The vias are able to absorb the heat produced by the high current passing through the circuit through basic conduction. Once the heat is transferred to the thermal vias, it can be transported to a thermal landing which is essentially a metal plate placed at the bottom of the board where there are no failure points and the critical components of the package are protected from the negative impact of the high power.

 

Polygon Pours

A trick often used to increase the current carrying capacity of a given package while also ensuring thermal isolation of sensitive components of the circuit board is to employ the use of polygon pours. These polygon pours associated with the power traces can be placed under the chip and connected to the board with the help of vias.

 

Thick Boards

In the case that you are increasing the width of the traces on your PCB when using larger amounts of copper, you can accommodate them by creating space in the thickness of the board.
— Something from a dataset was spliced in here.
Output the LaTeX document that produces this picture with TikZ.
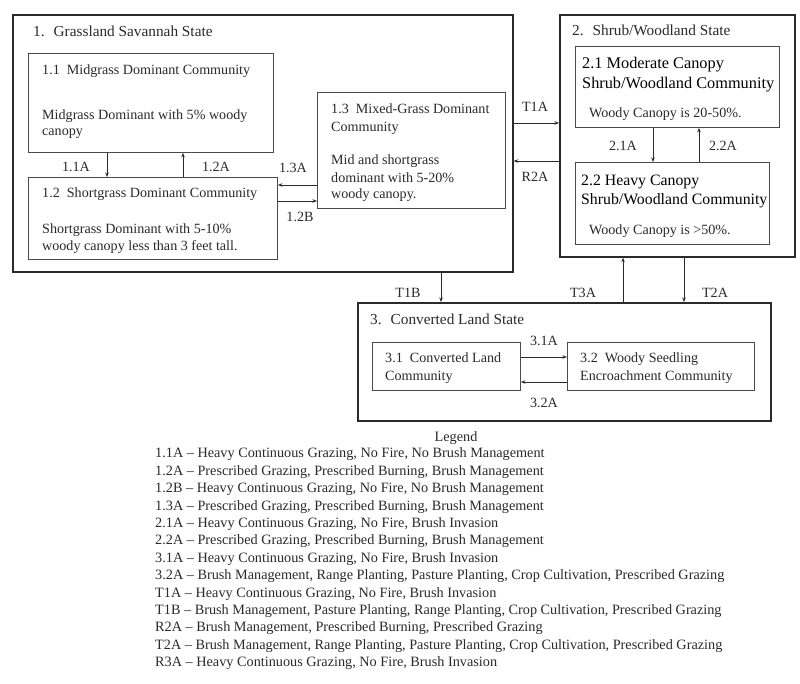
\documentclass[tikz,border=0pt]{standalone}
\usepackage{fontspec}
\setmainfont{Liberation Serif}
\usetikzlibrary{arrows.meta}
\definecolor{ink}{HTML}{2A2A2A}
\tikzset{
  sbox/.style={draw=ink, line width=1.7pt, anchor=north west, inner sep=0pt},
  cbox/.style={draw=ink!85, line width=0.9pt, anchor=north west, inner sep=0pt},
  arr/.style={draw=ink, line width=0.7pt, -{Stealth[length=4.5pt,width=3.5pt]}},
  txt/.style={anchor=base west, inner sep=0pt, text=ink, font=\fontsize{14.1}{16}\selectfont},
  ttl/.style={anchor=base west, inner sep=0pt, text=ink, font=\fontsize{15.3}{17}\selectfont},
  big/.style={anchor=base west, inner sep=0pt, text=black, font=\fontsize{16.3}{18}\selectfont},
  bigb/.style={anchor=base west, inner sep=0pt, text=black, font=\fontsize{15.8}{18}\selectfont},
  lbl/.style={anchor=base, inner sep=0pt, text=ink, font=\fontsize{14.1}{16}\selectfont},
  leg/.style={anchor=base west, inner sep=0pt, text=ink, font=\fontsize{14.25}{16}\selectfont},
}
\begin{document}
\begin{tikzpicture}[x=1pt,y=-1pt]
\useasboundingbox[fill=white] (0,0) rectangle (800,683);
% states
\node[sbox, minimum width=500pt, minimum height=257pt] (s1) at (12,14) {};
\node[sbox, minimum width=235pt, minimum height=242pt] (s2) at (559,14) {};
\node[sbox, minimum width=413pt, minimum height=118pt] (s3) at (357,302) {};
% communities
\node[cbox, minimum width=245pt, minimum height=99pt] (b11) at (28,53) {};
\node[cbox, minimum width=249pt, minimum height=82pt] (b12) at (28,177) {};
\node[cbox, minimum width=188pt, minimum height=116pt] (b13) at (317,92) {};
\node[cbox, minimum width=204pt, minimum height=81pt] (b21) at (575,46) {};
\node[cbox, minimum width=194pt, minimum height=82pt] (b22) at (575,162) {};
\node[cbox, minimum width=148pt, minimum height=48pt] (b31) at (372,342) {};
\node[cbox, minimum width=187pt, minimum height=48pt] (b32) at (567,342) {};
% titles
\node[ttl] (t1) at (33,36) {1.\hspace{9pt}Grassland Savannah State};
\node[ttl] (t2) at (572,35) {2.\hspace{9pt}Shrub/Woodland State};
\node[ttl] (t3) at (370,324) {3.\hspace{9pt}Converted Land State};
% box 1.1
\node[txt] (b11a) at (42,74.7) {1.1\ \ Midgrass Dominant Community};
\node[txt] (b11b) at (42,119.7) {Midgrass Dominant with 5\% woody};
\node[txt] (b11c) at (42,135.7) {canopy};
% box 1.2
\node[txt] (b12a) at (42,197.7) {1.2\ \ Shortgrass Dominant Community};
\node[txt] (b12b) at (42,233.7) {Shortgrass Dominant with 5-10\%};
\node[txt] (b12c) at (42,250.7) {woody canopy less than 3 feet tall.};
% box 1.3
\node[txt] (b13a) at (331,113.7) {1.3\ \ Mixed-Grass Dominant};
\node[txt] (b13b) at (331,131.7) {Community};
\node[txt] (b13c) at (331,164.7) {Mid and shortgrass};
\node[txt] (b13d) at (331,182.2) {dominant with 5-20\%};
\node[txt] (b13e) at (331,198.7) {woody canopy.};
% box 2.1
\node[big] (b21a) at (582,68) {2.1 Moderate Canopy};
\node[big] (b21b) at (582,88.5) {Shrub/Woodland Community};
\node[txt] (b21c) at (589,117.7) {Woody Canopy is 20-50\%.};
% box 2.2
\node[bigb] (b22a) at (581,185.5) {2.2 Heavy Canopy};
\node[bigb] (b22b) at (581,204) {Shrub/Woodland Community};
\node[txt] (b22c) at (589,234.7) {Woody Canopy is >50\%.};
% box 3.1 / 3.2
\node[txt] (b31a) at (385,362.7) {3.1\ \ Converted Land};
\node[txt] (b31b) at (385,380.7) {Community};
\node[txt] (b32a) at (580,362.7) {3.2\ \ Woody Seedling};
\node[txt] (b32b) at (580,380.7) {Encroachment Community};
% helper coordinates
\coordinate (x11) at (107,0);
\coordinate (x12) at (183,0);
\coordinate (y13) at (0,185);
\coordinate (y12b) at (0,201);
\coordinate (yt1a) at (0,123);
\coordinate (yr2a) at (0,161);
\coordinate (x21) at (653,0);
\coordinate (x22) at (699,0);
\coordinate (xt1b) at (441,0);
\coordinate (xt3a) at (623,0);
\coordinate (xt2a) at (684,0);
\coordinate (y31) at (0,357);
\coordinate (y32) at (0,382);
% arrows
\draw[arr] (b11.south -| x11) -- (b12.north -| x11);
\draw[arr] (b12.north -| x12) -- (b11.south -| x12);
\draw[arr] (b13.west |- y13) -- (b12.east |- y13);
\draw[arr] (b12.east |- y12b) -- (b13.west |- y12b);
\draw[arr] (s1.east |- yt1a) -- (s2.west |- yt1a);
\draw[arr] (s2.west |- yr2a) -- (s1.east |- yr2a);
\draw[arr] (b21.south -| x21) -- (b22.north -| x21);
\draw[arr] (b22.north -| x22) -- (b21.south -| x22);
\draw[arr] (s1.south -| xt1b) -- (s3.north -| xt1b);
\draw[arr] (s3.north -| xt3a) -- (s2.south -| xt3a);
\draw[arr] (s2.south -| xt2a) -- (s3.north -| xt2a);
\draw[arr] (b31.east |- y31) -- (b32.west |- y31);
\draw[arr] (b32.west |- y32) -- (b31.east |- y32);
% arrow labels
\node[lbl] (l11a) at (76,171.7) {1.1A};
\node[lbl] (l12a) at (216,171.7) {1.2A};
\node[lbl] (l13a) at (293,172.7) {1.3A};
\node[lbl] (l12b) at (300,221.7) {1.2B};
\node[lbl] (lt1a) at (535,111.7) {T1A};
\node[lbl] (lr2a) at (535,181.7) {R2A};
\node[lbl] (l21a) at (623,150.7) {2.1A};
\node[lbl] (l22a) at (723,150.7) {2.2A};
\node[lbl] (lt1b) at (408,297.7) {T1B};
\node[lbl] (lt3a) at (583,297.7) {T3A};
\node[lbl] (lt2a) at (715,297.7) {T2A};
\node[lbl] (l31a) at (544,345.7) {3.1A};
\node[lbl] (l32a) at (544,407.7) {3.2A};
% legend
\node[leg, anchor=base] (legt) at (456,441.8) {Legend};
\node[leg] (lg1) at (155,457.8) {1.1A -- Heavy Continuous Grazing, No Fire, No Brush Management};
\node[leg] (lg2) at (155,475.2) {1.2A -- Prescribed Grazing, Prescribed Burning, Brush Management};
\node[leg] (lg3) at (155,492.6) {1.2B -- Heavy Continuous Grazing, No Fire, No Brush Management};
\node[leg] (lg4) at (155,510.0) {1.3A -- Prescribed Grazing, Prescribed Burning, Brush Management};
\node[leg] (lg5) at (155,527.4) {2.1A -- Heavy Continuous Grazing, No Fire, Brush Invasion};
\node[leg] (lg6) at (155,544.8) {2.2A -- Prescribed Grazing, Prescribed Burning, Brush Management};
\node[leg] (lg7) at (155,562.2) {3.1A -- Heavy Continuous Grazing, No Fire, Brush Invasion};
\node[leg] (lg8) at (155,579.6) {3.2A -- Brush Management, Range Planting, Pasture Planting, Crop Cultivation, Prescribed Grazing};
\node[leg] (lg9) at (155,597.0) {T1A -- Heavy Continuous Grazing, No Fire, Brush Invasion};
\node[leg] (lg10) at (155,614.4) {T1B -- Brush Management, Pasture Planting, Range Planting, Crop Cultivation, Prescribed Grazing};
\node[leg] (lg11) at (155,631.8) {R2A -- Brush Management, Prescribed Burning, Prescribed Grazing};
\node[leg] (lg12) at (155,649.2) {T2A -- Brush Management, Range Planting, Pasture Planting, Crop Cultivation, Prescribed Grazing};
\node[leg] (lg13) at (155,666.6) {R3A -- Heavy Continuous Grazing, No Fire, Brush Invasion};
\end{tikzpicture}
\end{document}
Instead of expanding the horizontal surface, using thicker boards for the package allows you to place the traces within the thickness of the board and allow it to deal with the heat dissipation of the traces as well.

 

Eliminating Solder Mask

One way to enable a trace to carry higher amounts of current is to remove the solder mask from the board. Doing so exposes the underlying copper material which can then be supplemented with additional solders to increase the copper thickness and decrease the overall resistance in the current carrying components of the PCB. Now the PCB is able to accommodate a higher power carrying capacity without having to increase its trace width.

 

 

High power PCB designs and their use is becoming more and more common day by day. It is important for engineers to address the issues associated with high current carrying circuits and the dangers that come with poor thermal monitoring and management of these packages. Using some of the above mentioned techniques and practices, it is possible to design and execute a high current carrying printed circuit board in an effective and efficient manner.